No olvidemos algo evidente: todos los políticos quieren más cotas de poder y más competencias. Como se les deje, acaban regulando hasta la talla de nuestro calzado. De momento, en algún pueblo italiano han comenzado por un poco más arriba y ya han decidido sobre la largura de las faldas y otros han regulado sobre el tipo de improperios que se pueden soltar o no en la vía pública. Los cargos tienden a ser voraces y cuando se oponen a que otros puedan tener mayores competencias es porque en el fondo no quieren perder las suyas. Por mucho que nos empeñemos e intentemos vestir el santo con argumentos más trabajados, no hay razón más sustanciosa que la que he señalado. Por eso surgió el café para todos en el reparto autonómico. Todos los políticos de provincias pensaron que hasta ahí se podía llegar, que si Euskadi tiene esto cómo no lo va a tener Extremadura. Claro que hay diferencias sustanciales. En algunas regiones, la voracidad de los políticos en tener competencias coincide con lo que quieren muchos ciudadanos. En otras, estos asisten completamente ajenos a la trifulca política. Así, es más que probable que al salmantino medio le importe un comino si su autonomía tiene éstas u otras competencias. Lo que quiere es tener unos servicios dignos. Pero en el País Vasco no sucede eso. Un amplio sector de los vascos quiere tener, además de buenos servicios, la seguridad de que las decisiones políticas se tomen aquí. Hay otro sector a quien eso le importa más bien poco. Se trata de una diferencia sustancial que está muy presente en nuestras vidas: frente a los anclajes pueblo/ciudad-España, que caracterizan a muchas regiones, en otras los anclajes son diferentes. En el País Vasco, los ciudadanos, dependiendo de inclinaciones políticas, sienten una escala de adhesión muy oscilante entre el propio país y España, con extremos contrapuestos en muchas ocasiones. Por eso, no debe extrañar a nadie que exista un partido que, aun teniendo esa doble mirada, tenga una convergencia de intereses -diferentes a los que son habituales en otros lados- en la lejanía.

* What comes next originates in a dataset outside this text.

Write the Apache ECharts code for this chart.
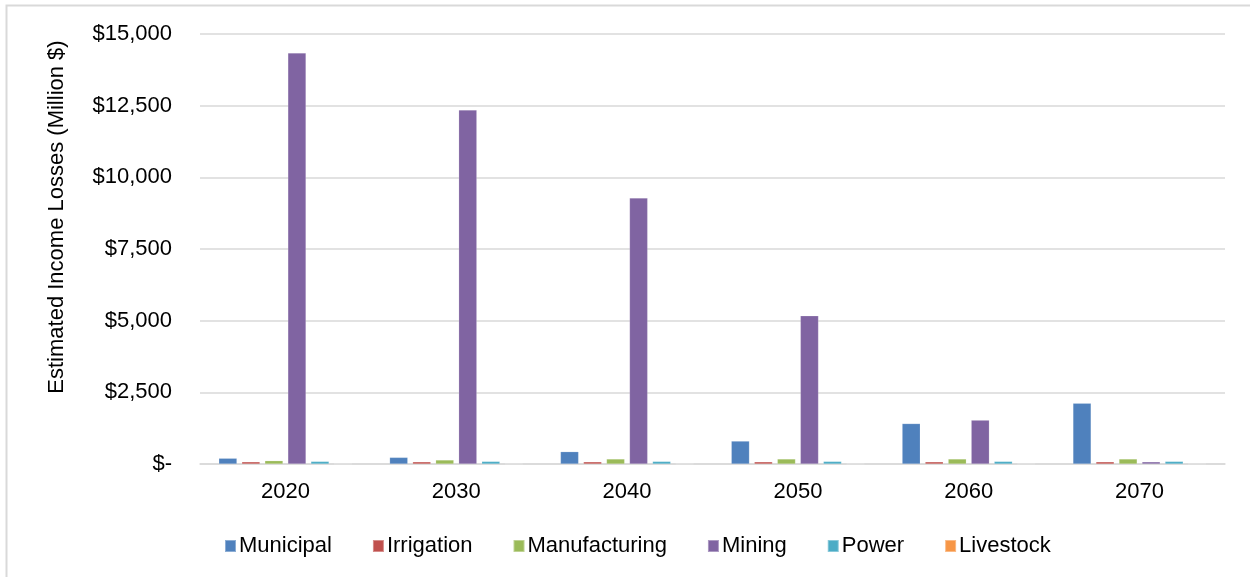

La pregunta que me hago es cómo se puede llegar antes a esa meta que se vislumbra a lo lejos: partiendo del cumplimiento del Estatuto actual, para superarlo en el futuro, o predicando la ruptura desde ya. Mi respuesta al dilema, que incluso podría ser superable, es clara: somos casi una nadería en comparación con lo que tenemos enfrente. Frente a nuestras palabras, la fuerza del adversario político es contundente. En una aventura así no podemos, además, actuar por nuestra cuenta, olvidando que la mitad de la población piensa de otro modo y no quiere juntarse con estos pueblerinos que siempre van a lo suyo. Aunque haya sido precisamente el empecinamiento de estos pueblerinos en reclamar lo que hace más de 30 años consideraron justo, lo que ha hecho posible que vivamos mejor. No tengo la menor duda de que el ejercicio de nuestro autogobierno está en la raíz de nuestros índices de bienestar.
Pero la cordura en nuestras actuaciones y la aceptación de que hay otros puntos de vista, tan respetables como los nuestros, son requisitos para no dar pasos que pueden generar un desasosiego enorme en esa otra parte de la sociedad, e incluso entre muchos ciudadanos que, de un modo u otro, participan en esa doble mirada, pero no quieren sobresaltos en su vida diaria. Hay que tener mucho cuidado con estas cosas, porque las imposiciones pueden generar justamente las reacciones opuestas y hacer que el adversario político también utilice los mecanismos que tiene a mano. No sé si nadie se ha puesto a pensar que no sería complicado cambiar la ley y hacer que los representantes de la doble mirada tengan en el futuro la mitad de presencia en Madrid, por poner un ejemplo. No se puede jugar a aprendiz de brujo y marcar un camino que tenga como efecto que una parte de los nacionalistas que se han sentido cómodos votando al PNV de repente descubran un partido más ajustado a sus intereses con los descendientes de Batasuna. O al revés: que se asuste a parte de los votantes y éstos acaben buscando refugio en zonas más tranquilas.
Se trata de una reflexión de fondo, pero también de una reflexión estratégica: lo conseguido en esta negociación, un éxito de los diputados del PNV más que remarcable, es un camino mucho más seguro para llegar al final a donde se quiere llegar. Para llegar a ese punto en el que convergen las dos miradas. Es un camino más seguro, más tranquilo y mucho más ajustado a lo que se espera en una sociedad moderna y autosatisfecha como la nuestra, llena de michelines.